The majority of university staff will vote for strike action on pensions unless their employers concede to lowering contributions to the Universities Superannuation Scheme closer to 8 per cent, the University and College Union has said.

Jo Grady, general secretary of the UCU, said she is “quite confident that university staff will vote for strike action” later this month unless higher-education employers offer to further lower the rate paid by members.

An offer made by Universities UK to restrict a rise in USS member contribution rates to 9.1 per cent of salary – compared with the current 8.8 per cent – in exchange for withdrawing the September ballot for strike action was rejected by UCU last week. With no agreement or change in actuarial assumptions, employee contributions will rise to 9.6 per cent.

Speaking at a UCU media briefing on Monday, Ms Grady explained the latest offer represents another pay cut for university staff.

She said: “We are concerned that those on lower pay may decide they simply cannot afford to pay for a pension anymore, putting the future of the scheme at risk.”

However, Ms Grady pointed out there was still time for employers to put forward a compromise deal, potentially avoiding strike action.

She said: “UUK could push much harder on USS to ensure that these things are taken seriously by the scheme’s [trustee] board, but are not." A joint expert panel published a report scrutinising the 2017 USS valuation last year, whose recommendations suggested a significant decrease in the overall contributions required by the scheme.

She added: “For UUK to try and [prevent our ability to] engage in a legitimate debate and potentially ballot for strike action in the run-up to the 2020 valuation... the very idea that we would tolerate that is absurd.

“But it also suggests they are going to come for pensions again [in the 2020 valuation]; why else would they want to tie our hands if they were just intending to be nice and reasonable employers?”

A spokesperson for UUK said: “The suggestion that UUK (and employers individually) have not pushed USS to implement all the JEP recommendations is wholly inaccurate. 

“It is unthinkable that employers would agree to pay an additional £250 million each year into the scheme (and bear the consequences of doing so) without first exhausting every possible avenue to a lower rate.”

The spokesperson added: “At the joint negotiating committee [held on August 22] UCU negotiators indicated they were unwilling to compromise, refused to consult their members over the alternative offer, and consequently rejected it.

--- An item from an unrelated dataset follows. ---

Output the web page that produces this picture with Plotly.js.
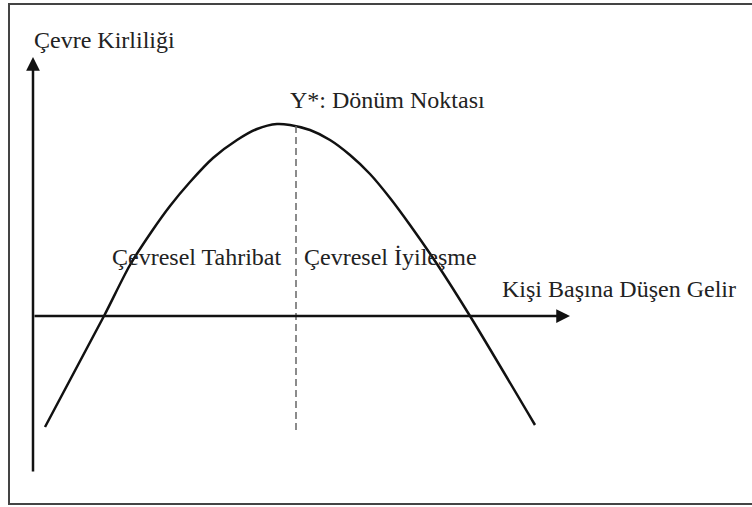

“Our offer would result in a lower member contribution rate of 9.1 per cent – exactly aligned with the rate proposed by the JEP in its first report, which employers and the union support.”

Changes to members’ benefits

An analysis published today on how benefits for USS members have been reduced in recent years, calculated by First Actuarial, reveals typical scheme members could pay around £40,000 more into their pension pot but receive £200,000 less in retirement, leaving them £240,000 worse off in total.

The analysis examined how recent changes to the scheme, including increased contribution changes to 9.6 per cent of salary from October this year from 6.35 per cent in 2011, has affected members’ costs and benefits.

Responding to the figures, a UUK spokesperson said: "Compared with 2011, employers are now paying more than £400 million extra per annum into USS – having increased their contributions from 16 per cent to 21.1 per cent of salary from October 2019. 

"Scheme members will realise that winding the clock back to 2011 and freezing the scheme in time is just not credible."

The comments come a week before ballots open in 69 UK universities. Last week, the trustee of the USS issued a series of consultation documents in a bid to commence agreements with employers on a suitable recovery plan for the scheme.

The final meeting of the USS trustee board will take place on September 12, the deadline for the trustee to advise employers of the contribution rates to apply from October 1 2019.

Commenting on the figures, Hugh Nolan, director at Spence & Partners, said: "At the end of the day, the employers have to manage their cash responsibly… it is hard to see how university staff will win the war with the employers.”

He continued: “Employers cannot spend money that they do not have, and although it is very sad the employers might hold the line, they will do so because they have to.

“While there is still time, I think any change [to the offer on the table] will be a last-minute change.”

He added: “If the employers can argue that they are trying to keep costs down for the students, they may get a lot of sympathies... but likewise, if the staff can persuade the students they are trying to keep university costs down, it might go their way too.

“Ultimately, it will be the staff and students who are paying the fees for the extra pension costs... over time this could build up a lot of resentment.”